# First test with my own plastisol transfers



## lewel (Dec 1, 2015)

Hi guys,

last week I tried to do my first plastisol transfers. I can't say it was a failure, but still I was hoping for little better results. 

First thing is that I am not sure, how is the melted adhesive powder supposed to look like. I'm afraid I wasn't able to achieve the same look on the whole area after flash.
Not sure if the cheap flash dryer is the reason. Does anybody have some HD (zoomed) pictures of the surface of the properly melted powder on the plastisol ink? I haven’t 
bought any professional transfer so I don’t even know how is it supposed to look like :/

Second thing is that there was always a problem with (more or less) lifted print from the garment – in the direction I was ripping the transfer paper off (see the attachment,
red arrows shows the paper ripping off direction). I have tried different setting of the print (print-powder-flash; print-flash-print-powder-flash; even without the powder 
– disaster ; 2 types of adhesive powder) and heat press (temperature still the same around 175°C (350°F); pressing time 6-15s, immediate ripping off or after a while) but 
it was still there. Mostly the rest of the print was in much better condition than the part where the ripping started. 

Plastisol ink used was white Opaque Series from Amex (Plast PF). 

Any advices where the cause could be or what setting change should I try according to the description above??

Thank you


----------



## wormil (Jan 7, 2008)

It has been so long now since I printed transfers but I'll help if I can. From the pics, your transfers look good. 

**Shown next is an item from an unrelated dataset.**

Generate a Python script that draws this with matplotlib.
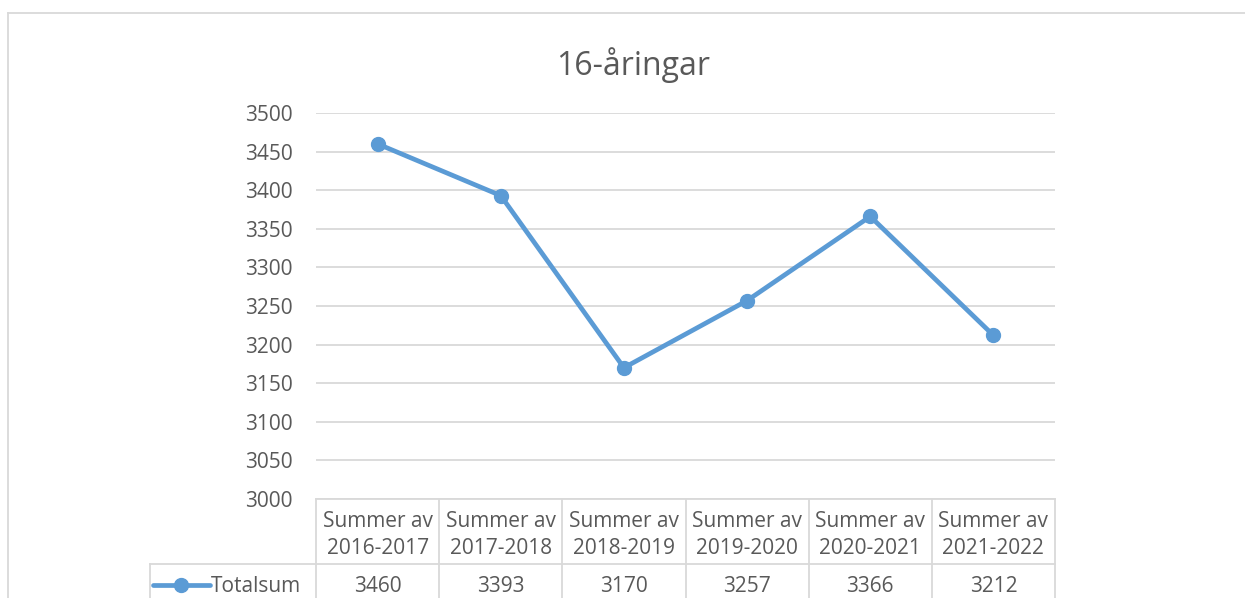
import matplotlib.pyplot as plt
from matplotlib.lines import Line2D
from matplotlib.transforms import blended_transform_factory

# data
title = "16-åringar"
series_name = "Totalsum"
categories = ["Summer av\n2016-2017", "Summer av\n2017-2018", "Summer av\n2018-2019",
              "Summer av\n2019-2020", "Summer av\n2020-2021", "Summer av\n2021-2022"]
totalsum = [3460, 3393, 3170, 3257, 3366, 3212]
y_ticks = list(range(3000, 3501, 50))

blue = '#5B9BD5'
text_c = '#595959'
grid_c = '#D9D9D9'

plt.rcParams['font.family'] = ['Open Sans', 'DejaVu Sans']

W, H = 1245, 598
fig = plt.figure(figsize=(W / 100, H / 100), dpi=100)


def fx(px):
    return px / W


def fy(py):
    return 1 - py / H


ax = fig.add_axes([fx(316), fy(499), fx(1055) - fx(316), fy(113) - fy(499)])
x = list(range(len(categories)))
ax.plot(x, totalsum, '-o', color=blue, lw=3.4, ms=10, solid_capstyle='round', zorder=3)
ax.set_xlim(-0.5, len(categories) - 0.5)
ax.set_ylim(y_ticks[0], y_ticks[-1])
ax.set_yticks(y_ticks)
ax.set_xticks([])
ax.grid(axis='y', color=grid_c, lw=1.3)
ax.set_axisbelow(True)
for s in ax.spines.values():
    s.set_visible(False)
ax.tick_params(axis='y', length=0, pad=17, labelsize=15, labelcolor=text_c)

fig.text(fx(633), fy(65), title, ha='center', va='center', fontsize=23, color=text_c)

# outer chart frame (only top and left visible in the crop)
fig.add_artist(Line2D([fx(8), 1.01], [fy(13), fy(13)], color=grid_c, lw=1.3))
fig.add_artist(Line2D([fx(8), fx(8)], [fy(13), -0.01], color=grid_c, lw=1.3))

# data table below the axis
tr = blended_transform_factory(ax.transData, fig.transFigure)
for i in range(len(categories) + 1):
    ax.add_line(Line2D([i - 0.5, i - 0.5], [fy(499), -0.01], transform=tr,
                       color=grid_c, lw=1.3, clip_on=False))
ax.add_line(Line2D([-0.5, len(categories) - 0.5], [fy(499), fy(499)], transform=tr,
                   color=grid_c, lw=1.3, clip_on=False))
fig.add_artist(Line2D([fx(150), fx(1055)], [fy(564), fy(564)], color=grid_c, lw=1.3))
fig.add_artist(Line2D([fx(150), fx(150)], [fy(564), -0.01], color=grid_c, lw=1.3))

for i, (cat, val) in enumerate(zip(categories, totalsum)):
    ax.text(i, fy(535), cat, transform=tr, ha='center', va='center',
            fontsize=15, color=text_c, linespacing=1.4, clip_on=False)
    ax.text(i, fy(586), str(val), transform=tr, ha='center', va='center',
            fontsize=15, color=text_c, clip_on=False)

# legend key in the table
fig.add_artist(Line2D([fx(153), fx(210)], [fy(585), fy(585)], color=blue, lw=3.4,
                      solid_capstyle='round'))
fig.add_artist(Line2D([fx(181)], [fy(585)], marker='o', ms=10, color=blue))
fig.text(fx(211), fy(586), series_name, ha='left', va='center', fontsize=15, color=text_c)

fig.savefig('out.png', dpi=100, facecolor='white')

Drying a transfer without curing it is tricky. Even when we were doing transfers all the time, we still tested everyday before doing a whole run. We used a big gas powered conveyor dryer and the settings for one day might need tweaked the next; come back from lunch and we often had to tweak the settings again. I can't imagine doing it with just a flash. It's very easy to move past drying and into curing; and a partially cured transfer is not going to stick well.


----------



## artlife (Jan 15, 2010)

when making your own transfers, it's important that everything be even. this means even coat of ink, even powder adhesive, and even drying (heat set) and then proper heat press settings for time, temp and pressure.
Also realize not all plastisol inks are well suited for transfers. Some brands make inks specially for transfers. Some peel hot and some peel cold. By peel we mean peel the paper off after heat press.
Firstly you will have some issues flashing instead of conveyor dryer because of uneven heat. when drying transfers you really only want just enough to set the ink. It will not be cured.
The powder also should be a light but complete coat. I had a tray with powder and would sort of scoop the powder onto the printed paper, let the powder run over all the ink and the extra fall off, then (while holding a corner) face the inked side away from you over the tray and flick the paper with your fingers from the back side to knock off all the extra powder. then run through the dryer with belt running fast (normal temp for a very short time).
The powder will be just barely melted, it has a shiny but crystalline appearance and is dry to the touch but a bit like a very fine emery board (slightly coarse feel).
If you are printing multicolor design you have to powder and dry between each color. To do this and keep registration you print the reg marks on your pallet (cover with clear tape) and on your transfers, so you can place your paper in the same position on the pallet for each successive color (when they are done you trim the reg marks off your transfers). I printed hundreds of plastisol transfers, up to 4 and 5 colors for hats and other items we did not want to direct print. It takes some practice but is not difficult. Once you have the knack you can produce a lot very quickly. Drying under the flash just keep a close eye and do not over heat. That's probably the main issue with it not sticking to your garment, the adhesive needs to fuse with the garment. If it isn't an even coat or it's overheated it won't have enough adhesive properties left.


----------



## lewel (Dec 1, 2015)

Hello,

thank you guys for you replies. I don’t have the conveyor drier. I have to figure this out with the flash.
I let you know after the next test..


----------